GIVEN PROBLEM →
Repeat, exactly and in full, the lines of the listing below, but without any pictures.

##### STORED DATA #####

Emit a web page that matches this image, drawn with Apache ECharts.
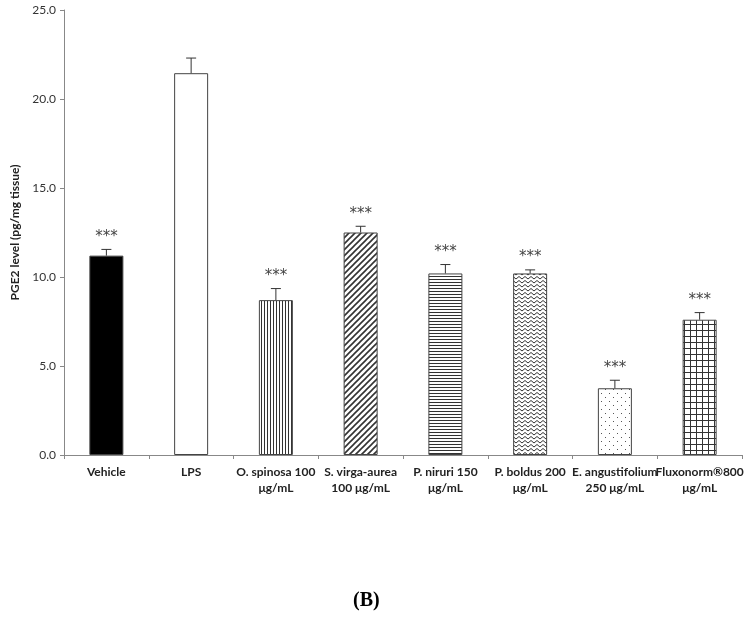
<!DOCTYPE html>
<html>
<head>
<meta charset="utf-8">
<script src="https://cdn.jsdelivr.net/npm/echarts@6/dist/echarts.min.js"></script>
<style>
html,body{margin:0;padding:0;background:#fff;}
#c{width:750px;height:622px;}
</style>
</head>
<body>
<div id="c"></div>
<script>
const categories = ["Vehicle", "LPS", "O. spinosa 100\nμg/mL", "S. virga-aurea\n100 μg/mL", "P. niruri 150\nμg/mL", "P. boldus 200\nμg/mL", "E. angustifolium\n250 μg/mL", "Fluxonorm®800\nμg/mL"];
const values = [11.2, 21.45, 8.7, 12.5, 10.2, 10.2, 3.75, 7.6];
const errors = [0.35, 0.85, 0.65, 0.35, 0.5, 0.2, 0.45, 0.4];
const marks = ["***", "", "***", "***", "***", "***", "***", "***"];
const yTicks = [0, 5, 10, 15, 20, 25];

function pat(w, h, draw) {
  const c = document.createElement('canvas');
  c.width = w; c.height = h;
  const g = c.getContext('2d');
  g.fillStyle = '#fff'; g.fillRect(0, 0, w, h);
  g.strokeStyle = '#333'; g.fillStyle = '#333';
  draw(g);
  return { image: c, repeat: 'repeat' };
}
const patterns = [
  '#000',
  '#fff',
  pat(3, 4, g => { g.lineWidth = 1; g.beginPath(); g.moveTo(0.5, 0); g.lineTo(0.5, 4); g.stroke(); }),
  pat(6, 6, g => { g.lineWidth = 1.6; g.beginPath(); g.moveTo(-1, 7); g.lineTo(7, -1); g.moveTo(-4, 4); g.lineTo(4, -4); g.moveTo(2, 10); g.lineTo(10, 2); g.stroke(); }),
  pat(4, 3, g => { g.lineWidth = 1; g.beginPath(); g.moveTo(0, 0.5); g.lineTo(4, 0.5); g.stroke(); }),
  pat(6, 4, g => { g.lineWidth = 1; g.beginPath(); g.moveTo(0, 3); g.lineTo(3, 0.5); g.lineTo(6, 3); g.stroke(); }),
  pat(8, 8, g => { g.fillStyle = '#555'; g.fillRect(1, 1, 1, 1); g.fillRect(5, 5, 1, 1); }),
  pat(6, 6, g => { g.lineWidth = 1; g.beginPath(); g.moveTo(0.5, 0); g.lineTo(0.5, 6); g.moveTo(0, 0.5); g.lineTo(6, 0.5); g.stroke(); })
];

const chart = echarts.init(document.getElementById('c'));
chart.setOption({
  animation: false,
  backgroundColor: '#fff',
  grid: { left: 64, right: 8, top: 10, bottom: 167, containLabel: false },
  xAxis: {
    type: 'category',
    data: categories,
    axisLine: { lineStyle: { color: '#888', width: 1 } },
    axisTick: { show: true, length: 4, lineStyle: { color: '#888' } },
    axisLabel: { interval: 0, color: '#222', fontWeight: 'bold', fontSize: 12, fontFamily: 'Lato, "Open Sans", sans-serif', lineHeight: 16, margin: 9 }
  },
  yAxis: {
    type: 'value', min: 0, max: 25, interval: 5,
    name: 'PGE2 level (pg/mg tissue)',
    nameLocation: 'middle', nameGap: 34,
    nameTextStyle: { color: '#222', fontWeight: 'bold', fontSize: 12, fontFamily: 'Lato, "Open Sans", sans-serif' },
    axisLine: { show: true, lineStyle: { color: '#888' } },
    axisTick: { show: true, length: 4, lineStyle: { color: '#888' } },
    splitLine: { show: false },
    axisLabel: { color: '#333', fontSize: 12, fontFamily: 'Lato, "Open Sans", sans-serif', margin: 8, formatter: v => v.toFixed(1) }
  },
  series: [
    {
      type: 'bar', barWidth: 34,
      data: values.map((v, i) => ({ value: v, itemStyle: { color: patterns[i] } })),
      itemStyle: { borderColor: '#444', borderWidth: 1 }
    },
    {
      type: 'custom',
      data: values.map((v, i) => [i, v, v + errors[i]]),
      renderItem: (params, api) => {
        const i = api.value(0);
        const p0 = api.coord([i, api.value(1)]);
        const p1 = api.coord([i, api.value(2)]);
        const children = [
          { type: 'line', shape: { x1: p0[0], y1: p0[1], x2: p1[0], y2: p1[1] }, style: { stroke: '#333', lineWidth: 1 } },
          { type: 'line', shape: { x1: p1[0] - 5, y1: p1[1], x2: p1[0] + 5, y2: p1[1] }, style: { stroke: '#333', lineWidth: 1 } }
        ];
        if (marks[i]) children.push({ type: 'text', x: p1[0], y: p1[1] - 5, style: { text: marks[i], fill: '#444', font: '15px "DejaVu Sans", sans-serif', align: 'center', verticalAlign: 'bottom' } });
        return { type: 'group', children };
      },
      z: 5
    }
  ],
  graphic: [
    { type: 'text', left: 353, top: 591, style: { text: '(B)', font: 'bold 20px "Liberation Serif", serif', fill: '#000' } }
  ]
});
</script>
</body>
</html>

#####

SOLUTION FOR THIS TASK →
Emit a web page that matches this image, drawn with Apache ECharts.
<!DOCTYPE html>
<html>
<head>
<meta charset="utf-8">
<script src="https://cdn.jsdelivr.net/npm/echarts@6/dist/echarts.min.js"></script>
<style>
html,body{margin:0;padding:0;background:#fff;}
#c{width:750px;height:622px;}
</style>
</head>
<body>
<div id="c"></div>
<script>
const categories = ["Vehicle", "LPS", "O. spinosa 100\nμg/mL", "S. virga-aurea\n100 μg/mL", "P. niruri 150\nμg/mL", "P. boldus 200\nμg/mL", "E. angustifolium\n250 μg/mL", "Fluxonorm®800\nμg/mL"];
const values = [11.2, 21.45, 8.7, 12.5, 10.2, 10.2, 3.75, 7.6];
const errors = [0.35, 0.85, 0.65, 0.35, 0.5, 0.2, 0.45, 0.4];
const marks = ["***", "", "***", "***", "***", "***", "***", "***"];
const yTicks = [0, 5, 10, 15, 20, 25];

function pat(w, h, draw) {
  const c = document.createElement('canvas');
  c.width = w; c.height = h;
  const g = c.getContext('2d');
  g.fillStyle = '#fff'; g.fillRect(0, 0, w, h);
  g.strokeStyle = '#333'; g.fillStyle = '#333';
  draw(g);
  return { image: c, repeat: 'repeat' };
}
const patterns = [
  '#000',
  '#fff',
  pat(3, 4, g => { g.lineWidth = 1; g.beginPath(); g.moveTo(0.5, 0); g.lineTo(0.5, 4); g.stroke(); }),
  pat(6, 6, g => { g.lineWidth = 1.6; g.beginPath(); g.moveTo(-1, 7); g.lineTo(7, -1); g.moveTo(-4, 4); g.lineTo(4, -4); g.moveTo(2, 10); g.lineTo(10, 2); g.stroke(); }),
  pat(4, 3, g => { g.lineWidth = 1; g.beginPath(); g.moveTo(0, 0.5); g.lineTo(4, 0.5); g.stroke(); }),
  pat(6, 4, g => { g.lineWidth = 1; g.beginPath(); g.moveTo(0, 3); g.lineTo(3, 0.5); g.lineTo(6, 3); g.stroke(); }),
  pat(8, 8, g => { g.fillStyle = '#555'; g.fillRect(1, 1, 1, 1); g.fillRect(5, 5, 1, 1); }),
  pat(6, 6, g => { g.lineWidth = 1; g.beginPath(); g.moveTo(0.5, 0); g.lineTo(0.5, 6); g.moveTo(0, 0.5); g.lineTo(6, 0.5); g.stroke(); })
];

const chart = echarts.init(document.getElementById('c'));
chart.setOption({
  animation: false,
  backgroundColor: '#fff',
  grid: { left: 64, right: 8, top: 10, bottom: 167, containLabel: false },
  xAxis: {
    type: 'category',
    data: categories,
    axisLine: { lineStyle: { color: '#888', width: 1 } },
    axisTick: { show: true, length: 4, lineStyle: { color: '#888' } },
    axisLabel: { interval: 0, color: '#222', fontWeight: 'bold', fontSize: 12, fontFamily: 'Lato, "Open Sans", sans-serif', lineHeight: 16, margin: 9 }
  },
  yAxis: {
    type: 'value', min: 0, max: 25, interval: 5,
    name: 'PGE2 level (pg/mg tissue)',
    nameLocation: 'middle', nameGap: 34,
    nameTextStyle: { color: '#222', fontWeight: 'bold', fontSize: 12, fontFamily: 'Lato, "Open Sans", sans-serif' },
    axisLine: { show: true, lineStyle: { color: '#888' } },
    axisTick: { show: true, length: 4, lineStyle: { color: '#888' } },
    splitLine: { show: false },
    axisLabel: { color: '#333', fontSize: 12, fontFamily: 'Lato, "Open Sans", sans-serif', margin: 8, formatter: v => v.toFixed(1) }
  },
  series: [
    {
      type: 'bar', barWidth: 34,
      data: values.map((v, i) => ({ value: v, itemStyle: { color: patterns[i] } })),
      itemStyle: { borderColor: '#444', borderWidth: 1 }
    },
    {
      type: 'custom',
      data: values.map((v, i) => [i, v, v + errors[i]]),
      renderItem: (params, api) => {
        const i = api.value(0);
        const p0 = api.coord([i, api.value(1)]);
        const p1 = api.coord([i, api.value(2)]);
        const children = [
          { type: 'line', shape: { x1: p0[0], y1: p0[1], x2: p1[0], y2: p1[1] }, style: { stroke: '#333', lineWidth: 1 } },
          { type: 'line', shape: { x1: p1[0] - 5, y1: p1[1], x2: p1[0] + 5, y2: p1[1] }, style: { stroke: '#333', lineWidth: 1 } }
        ];
        if (marks[i]) children.push({ type: 'text', x: p1[0], y: p1[1] - 5, style: { text: marks[i], fill: '#444', font: '15px "DejaVu Sans", sans-serif', align: 'center', verticalAlign: 'bottom' } });
        return { type: 'group', children };
      },
      z: 5
    }
  ],
  graphic: [
    { type: 'text', left: 353, top: 591, style: { text: '(B)', font: 'bold 20px "Liberation Serif", serif', fill: '#000' } }
  ]
});
</script>
</body>
</html>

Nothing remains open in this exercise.